The plan is to install 2" R-max rigid foam in between the studs (I know, there's going to be thermal bridging) and spray foam around the edges of the rigid insulation for a vapor barrier and than plastic sheeting vapor barrier under the dry wall.
This will create a1.5" air space between the rigid foam and the plastic sheeting/drywall combo.

Any suggestions on my plastic sheeting with cellulose between rafter joists-seems like it would insulate well and have a nice vapor barrier while keeping costs minimal.
Also, will there be a moisture issue between plastic sheeting installed underneath drywall in a bathroom and rigid foam in the wall cavity?

Thanks all.


----------



## RTC_wa (Mar 12, 2013)

Just a FYI how is your roof going to breath? and because you live in the pacific north west we have a high moisture problem with the air here. You need HD Fiber glass batts in the vaulted part. and R 48 in the rest 17 inches there about for insulation. I have had sevral contractors both from a cellulose company and fiberglass company both told me that cellulose is not really advised in the pacific north west in attics it does poorly do to mosit air ventelation. The honest contractor with the paper mulch told me that it soaks up the humidity and molds the other stuff around it. Just what I have been told and i would just add more isulation because the roof needs to breath and seal up the holes


----------



## Windows on Wash (Aug 30, 2011)

Slow down a bit.

You are proposing some things, that if used in the wrong areas and applications, will completely exacerbate your issues and rot your roof out in a heartbeat.

Start off with some information about the home (location, style, venting, etc) and some pictures of the attic and the exterior. 

As RTC mentioned, if you change the venting of the roof, you can royally mess things up if you aren't careful.


----------



## drgnflys (Mar 17, 2013)

To RTC_wa and windows on wash
Thanks for the replys

Location of home- Portland Oregon
Style of home, Mediterranean with 27 yr old tile roof-appears to be in good condition with no visualized leaks or issues, under sheathing is plywood with 2x12 rafter joists.

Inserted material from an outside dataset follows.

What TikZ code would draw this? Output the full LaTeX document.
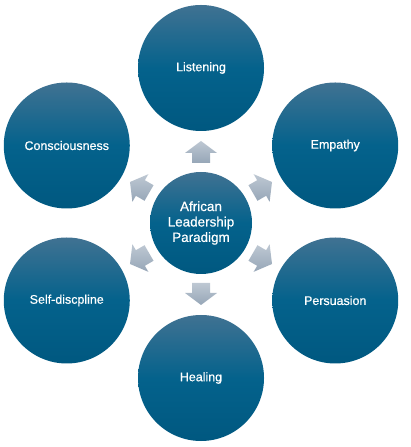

I'll submit pics when I can

The attic area is vaulted and has multiple peeks and vaulted ceiling runs around a central walk area.

The (horrible, but so far effective) venting is the occasional 2" hole in a row of three between rafters-with a plywood soffit that also has the occasional three row of 2" holes- the vent opening do not align and there is very little gap between rafters.
Surprisingly, the attic has no moisture problems other than a VERY light coat of black growth (near the bath vent at roof sheathing) that easily comes off with the brush of a hand- Despite an upstairs bathroom (6" vent) that was venting into the fiberglass blow in insulation for an unknown period. The previous occupants must have used only the Master bath because the attic structure/sheathing looks great.

I've since vented the bath fan out the soffit I am in the process of putting proper vented soffit's under the gutters-the previous occupants sealed the gutters to the soffit's with caulking........:no: the gutters do run under the roof tar paper though-so not as horrible as i had feared.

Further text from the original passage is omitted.